The team learns that Wright and Levin previously worked at the Office of Naval Intelligence under Sean Latham and were members of Phantom Eight, a black-ops team formed to prevent terrorist attacks. Latham reveals the microchips gave Phantom Eight members access to the Watcher Fleet, which monitors anti-military activity. Both Latham and Jarvis suspect E.J. of murdering Wright in order to steal his microchip and sell it alongside Levin's.

Tony meets with E.J., who explains that Levin made her promise to remove the microchip and return it to Wright in the event he was harmed. He is later lured to a meeting with E.J. and Simon Cade, who is revealed to be the target of his investigation. As Cade claims someone is framing him, an unknown assailant opens fire, killing Cade and wounding E.J. and Tony. E.J. is later reported missing.

In the present, a man identifying himself as FBI Agent Stratton attempts to speak with Tony but backs off after confrontations with Gibbs and Cranston. Tony then regains his memory, identifying Stratton as the shooter. Vance discovers that Stratton does not work for the FBI and vows to learn his true identity.

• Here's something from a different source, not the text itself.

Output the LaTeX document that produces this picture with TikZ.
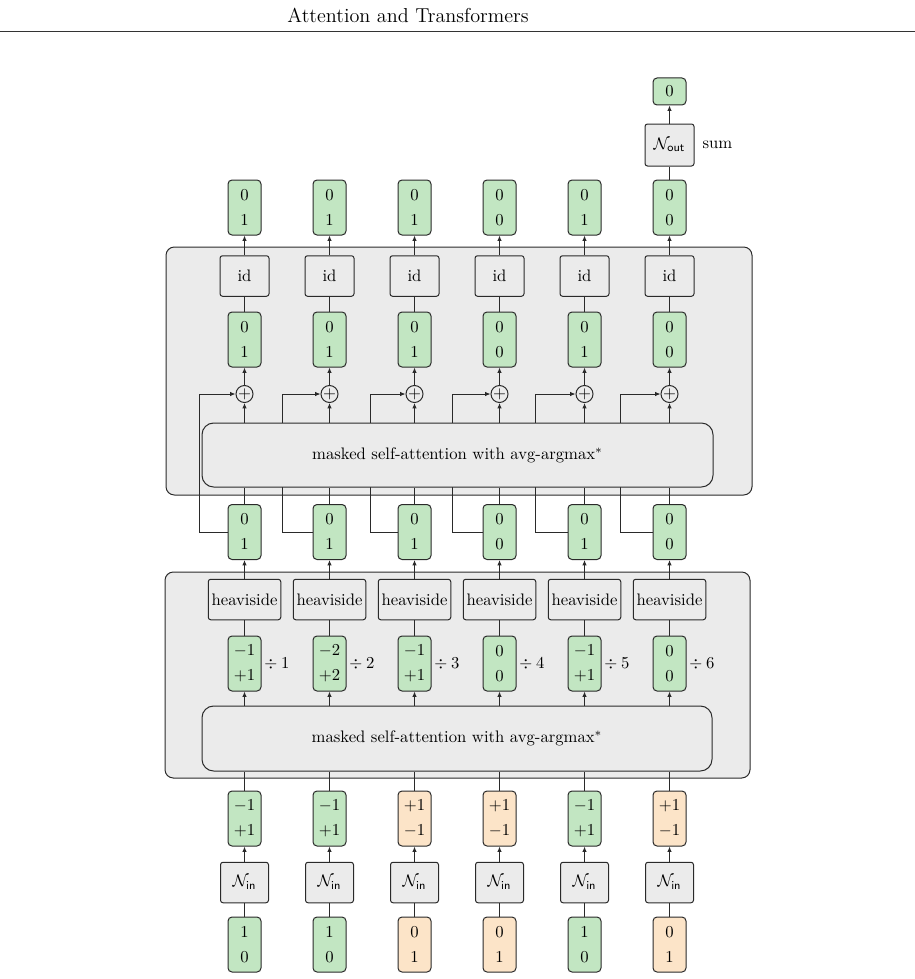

As Stratton and Latham put the microchips up for auction on the black market, Gibbs opens the box that Mike Franks left him and discovers a file on the Phantom Eight team and a photograph of its members, including Stratton.

==Production==
NCIS showrunner Gary Glasberg thought about the main storyline at a Las Vegas hotel, ending up with the idea involving Tony, Cade, Levin, and Barrett:
"Cade is the one in the picture, but he didn't do it. The audience needs to think EJ is the one in the photo, but she isn't the traitor either. Yes, she took the microchip from Levin, but what if she did it for well-intentioned reasons? What if the whole thing was a set-up?" When considering how to make Tony remember, Glasberg thought, "Why not bring Dr. Rachel Cranston back? She could help Tony remember what he'd done. She and Gibbs could help him put the pieces together."

Glasberg also knew that "Tony, EJ and Cade needed to all be innocent pawns in someone else's larger plan. And that's how Stratton and Latham (Scott Wolf and Phil Casnoff) were born. New villains for an exciting new season".

==Reception==
"Nature of the Beast" was seen by 19.96 million live viewers following its broadcast on September 20, 2011, with a 4.3/12 share among adults aged 18 to 49. A rating point represents one percent of the total number of television sets in American households, a share means the percentage of television sets in use tuned to the program. In total viewers, "Nature of the Beast" easily won NCIS and CBS the night, while the spin-off NCIS: Los Angeles drew second and was seen by 16.11 million viewers. Compared to the last episode "Pyramid", "Nature of the Beast" was up a bit in both viewers and adults 18–49.

Steve Marsi from TV Fanatic gave the episode 4.5 (out of 5) and stated that "the ninth season premiere of NCIS was slower-paced and more complicated than expected, but provided a compelling conclusion to Tony's mole hunt while setting up a new foil, and a new enemy, for Gibbs".